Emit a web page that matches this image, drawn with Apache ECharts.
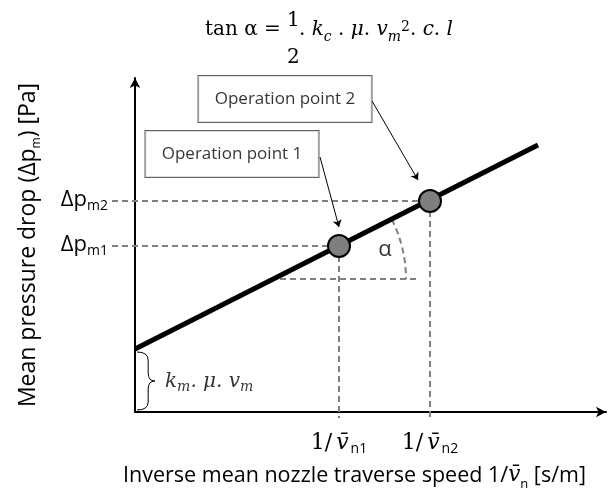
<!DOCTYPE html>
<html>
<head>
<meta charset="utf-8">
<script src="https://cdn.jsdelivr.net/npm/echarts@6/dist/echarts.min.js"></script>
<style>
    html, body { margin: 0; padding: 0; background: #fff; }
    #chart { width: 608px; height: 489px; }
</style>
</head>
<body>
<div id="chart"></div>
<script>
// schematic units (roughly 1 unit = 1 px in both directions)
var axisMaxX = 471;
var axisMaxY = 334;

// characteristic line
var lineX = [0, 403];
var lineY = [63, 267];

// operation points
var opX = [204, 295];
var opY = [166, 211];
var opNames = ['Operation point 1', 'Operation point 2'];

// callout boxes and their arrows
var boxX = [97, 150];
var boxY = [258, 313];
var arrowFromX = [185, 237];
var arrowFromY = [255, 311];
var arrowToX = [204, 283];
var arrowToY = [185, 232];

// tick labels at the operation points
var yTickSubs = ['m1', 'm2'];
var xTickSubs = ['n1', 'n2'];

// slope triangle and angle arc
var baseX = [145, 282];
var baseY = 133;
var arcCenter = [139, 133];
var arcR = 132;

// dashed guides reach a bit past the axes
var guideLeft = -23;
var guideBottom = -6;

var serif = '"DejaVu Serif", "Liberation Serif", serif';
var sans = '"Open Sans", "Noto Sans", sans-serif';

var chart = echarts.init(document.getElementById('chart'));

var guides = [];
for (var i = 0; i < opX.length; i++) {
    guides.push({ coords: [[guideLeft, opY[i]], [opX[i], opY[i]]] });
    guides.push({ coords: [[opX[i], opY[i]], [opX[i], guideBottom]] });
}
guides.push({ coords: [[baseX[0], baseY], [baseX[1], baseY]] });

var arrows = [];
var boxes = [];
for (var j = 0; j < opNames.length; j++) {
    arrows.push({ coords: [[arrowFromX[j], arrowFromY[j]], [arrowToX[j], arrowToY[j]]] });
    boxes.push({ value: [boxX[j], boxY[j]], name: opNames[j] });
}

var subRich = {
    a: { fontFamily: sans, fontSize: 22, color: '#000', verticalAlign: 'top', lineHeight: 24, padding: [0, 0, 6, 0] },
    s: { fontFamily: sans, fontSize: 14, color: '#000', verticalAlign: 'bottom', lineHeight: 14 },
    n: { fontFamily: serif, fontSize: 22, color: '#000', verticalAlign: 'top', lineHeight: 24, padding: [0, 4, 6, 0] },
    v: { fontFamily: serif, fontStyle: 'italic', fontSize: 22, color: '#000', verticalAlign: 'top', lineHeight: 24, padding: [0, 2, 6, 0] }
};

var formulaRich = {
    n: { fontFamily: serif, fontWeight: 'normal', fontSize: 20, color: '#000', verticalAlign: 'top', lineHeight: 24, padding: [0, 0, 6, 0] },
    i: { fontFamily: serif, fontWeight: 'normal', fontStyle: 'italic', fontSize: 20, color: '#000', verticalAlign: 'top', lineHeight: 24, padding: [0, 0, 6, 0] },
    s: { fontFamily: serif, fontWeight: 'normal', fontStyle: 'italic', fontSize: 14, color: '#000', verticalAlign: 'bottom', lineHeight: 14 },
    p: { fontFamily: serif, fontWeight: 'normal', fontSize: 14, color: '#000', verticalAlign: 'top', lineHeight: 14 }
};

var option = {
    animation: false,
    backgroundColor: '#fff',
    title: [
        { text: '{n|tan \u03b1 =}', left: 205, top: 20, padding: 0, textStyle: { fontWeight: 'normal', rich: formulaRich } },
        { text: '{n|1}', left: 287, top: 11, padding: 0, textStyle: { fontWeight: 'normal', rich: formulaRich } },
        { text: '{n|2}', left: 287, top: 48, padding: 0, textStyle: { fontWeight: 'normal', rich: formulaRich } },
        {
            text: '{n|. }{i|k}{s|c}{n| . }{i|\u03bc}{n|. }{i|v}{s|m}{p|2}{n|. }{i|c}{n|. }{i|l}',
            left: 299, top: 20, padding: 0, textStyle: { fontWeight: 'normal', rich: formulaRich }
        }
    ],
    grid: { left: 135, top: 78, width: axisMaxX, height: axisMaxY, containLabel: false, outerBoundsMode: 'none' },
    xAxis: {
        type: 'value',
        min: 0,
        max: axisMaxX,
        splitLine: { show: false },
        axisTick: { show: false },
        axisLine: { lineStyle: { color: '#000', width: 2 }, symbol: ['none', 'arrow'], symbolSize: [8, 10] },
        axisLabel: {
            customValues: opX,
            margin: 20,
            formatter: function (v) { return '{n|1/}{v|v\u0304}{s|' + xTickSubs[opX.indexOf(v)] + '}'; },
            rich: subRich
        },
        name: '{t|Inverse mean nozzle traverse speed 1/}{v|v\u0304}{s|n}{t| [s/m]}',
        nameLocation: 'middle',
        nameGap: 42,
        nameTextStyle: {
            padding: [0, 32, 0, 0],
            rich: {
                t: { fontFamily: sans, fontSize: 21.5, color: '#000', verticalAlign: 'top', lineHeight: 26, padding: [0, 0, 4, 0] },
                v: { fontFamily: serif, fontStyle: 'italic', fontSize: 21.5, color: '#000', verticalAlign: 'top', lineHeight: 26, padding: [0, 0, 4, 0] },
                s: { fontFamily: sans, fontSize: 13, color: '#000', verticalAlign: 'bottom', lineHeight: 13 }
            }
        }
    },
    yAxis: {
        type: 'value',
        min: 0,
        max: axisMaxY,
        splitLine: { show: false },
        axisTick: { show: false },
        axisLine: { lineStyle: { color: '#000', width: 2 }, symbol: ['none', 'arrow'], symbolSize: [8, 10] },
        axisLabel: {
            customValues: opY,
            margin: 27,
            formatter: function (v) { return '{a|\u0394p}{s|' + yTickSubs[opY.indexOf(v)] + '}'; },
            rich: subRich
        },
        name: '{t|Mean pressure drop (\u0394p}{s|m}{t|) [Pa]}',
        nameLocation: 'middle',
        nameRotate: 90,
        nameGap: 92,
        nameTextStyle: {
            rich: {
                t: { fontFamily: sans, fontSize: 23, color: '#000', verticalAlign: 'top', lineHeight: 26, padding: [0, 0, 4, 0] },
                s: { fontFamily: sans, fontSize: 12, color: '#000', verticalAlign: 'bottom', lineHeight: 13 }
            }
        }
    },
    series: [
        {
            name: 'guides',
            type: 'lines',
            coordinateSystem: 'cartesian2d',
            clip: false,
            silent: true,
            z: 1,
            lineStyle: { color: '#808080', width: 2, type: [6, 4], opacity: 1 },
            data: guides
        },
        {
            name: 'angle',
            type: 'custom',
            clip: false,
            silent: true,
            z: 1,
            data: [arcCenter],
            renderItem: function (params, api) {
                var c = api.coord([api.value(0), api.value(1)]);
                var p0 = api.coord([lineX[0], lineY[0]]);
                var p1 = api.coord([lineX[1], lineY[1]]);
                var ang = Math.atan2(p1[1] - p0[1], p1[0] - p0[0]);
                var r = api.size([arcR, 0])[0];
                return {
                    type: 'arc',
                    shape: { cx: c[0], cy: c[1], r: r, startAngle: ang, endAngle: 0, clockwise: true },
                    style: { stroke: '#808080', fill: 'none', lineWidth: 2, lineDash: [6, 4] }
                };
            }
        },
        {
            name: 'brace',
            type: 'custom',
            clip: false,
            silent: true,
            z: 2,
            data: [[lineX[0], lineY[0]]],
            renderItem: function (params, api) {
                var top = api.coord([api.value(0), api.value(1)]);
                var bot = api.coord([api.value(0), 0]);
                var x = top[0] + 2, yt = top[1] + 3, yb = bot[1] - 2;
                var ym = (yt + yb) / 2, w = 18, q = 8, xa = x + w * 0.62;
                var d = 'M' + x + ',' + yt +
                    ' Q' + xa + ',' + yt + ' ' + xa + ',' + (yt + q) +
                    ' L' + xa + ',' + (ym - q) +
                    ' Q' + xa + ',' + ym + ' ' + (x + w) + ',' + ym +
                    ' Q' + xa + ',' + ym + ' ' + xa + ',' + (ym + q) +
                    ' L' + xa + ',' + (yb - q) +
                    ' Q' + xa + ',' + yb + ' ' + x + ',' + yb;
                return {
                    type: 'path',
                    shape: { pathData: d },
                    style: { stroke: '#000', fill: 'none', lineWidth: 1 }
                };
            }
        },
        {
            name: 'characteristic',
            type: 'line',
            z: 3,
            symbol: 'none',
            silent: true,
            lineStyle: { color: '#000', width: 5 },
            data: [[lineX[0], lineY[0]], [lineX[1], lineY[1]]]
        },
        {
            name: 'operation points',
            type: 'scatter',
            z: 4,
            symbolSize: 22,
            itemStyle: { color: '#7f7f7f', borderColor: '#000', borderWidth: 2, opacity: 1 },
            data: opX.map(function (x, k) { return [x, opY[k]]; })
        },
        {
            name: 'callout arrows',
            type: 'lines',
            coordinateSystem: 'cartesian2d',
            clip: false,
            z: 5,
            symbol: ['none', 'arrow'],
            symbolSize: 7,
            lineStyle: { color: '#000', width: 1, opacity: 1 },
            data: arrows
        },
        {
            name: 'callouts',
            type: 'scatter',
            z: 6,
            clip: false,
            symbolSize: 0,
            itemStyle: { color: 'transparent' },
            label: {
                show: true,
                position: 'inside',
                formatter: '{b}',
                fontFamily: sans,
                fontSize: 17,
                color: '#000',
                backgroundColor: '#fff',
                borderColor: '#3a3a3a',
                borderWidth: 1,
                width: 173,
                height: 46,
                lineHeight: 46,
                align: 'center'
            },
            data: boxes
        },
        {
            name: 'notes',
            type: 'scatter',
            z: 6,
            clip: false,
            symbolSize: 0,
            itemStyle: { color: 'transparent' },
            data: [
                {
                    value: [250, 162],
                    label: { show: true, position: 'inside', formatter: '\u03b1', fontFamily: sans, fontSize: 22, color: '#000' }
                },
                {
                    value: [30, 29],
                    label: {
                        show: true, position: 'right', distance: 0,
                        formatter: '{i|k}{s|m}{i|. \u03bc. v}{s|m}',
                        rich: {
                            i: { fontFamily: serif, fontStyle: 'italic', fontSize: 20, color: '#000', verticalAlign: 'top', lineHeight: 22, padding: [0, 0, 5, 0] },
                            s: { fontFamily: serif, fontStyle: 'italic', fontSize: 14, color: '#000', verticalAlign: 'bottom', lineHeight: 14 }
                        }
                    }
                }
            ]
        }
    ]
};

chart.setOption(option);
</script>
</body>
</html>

┄┄┄┄┄┄

_What you should do_
Return nothing but the lines running from the start of the data to the line with "var opNames = ['Operation", please, both ends included and no pictures.

_Solution for this exercise_
Emit a web page that matches this image, drawn with Apache ECharts.
<!DOCTYPE html>
<html>
<head>
<meta charset="utf-8">
<script src="https://cdn.jsdelivr.net/npm/echarts@6/dist/echarts.min.js"></script>
<style>
    html, body { margin: 0; padding: 0; background: #fff; }
    #chart { width: 608px; height: 489px; }
</style>
</head>
<body>
<div id="chart"></div>
<script>
// schematic units (roughly 1 unit = 1 px in both directions)
var axisMaxX = 471;
var axisMaxY = 334;

// characteristic line
var lineX = [0, 403];
var lineY = [63, 267];

// operation points
var opX = [204, 295];
var opY = [166, 211];
var opNames = ['Operation point 1', 'Operation point 2'];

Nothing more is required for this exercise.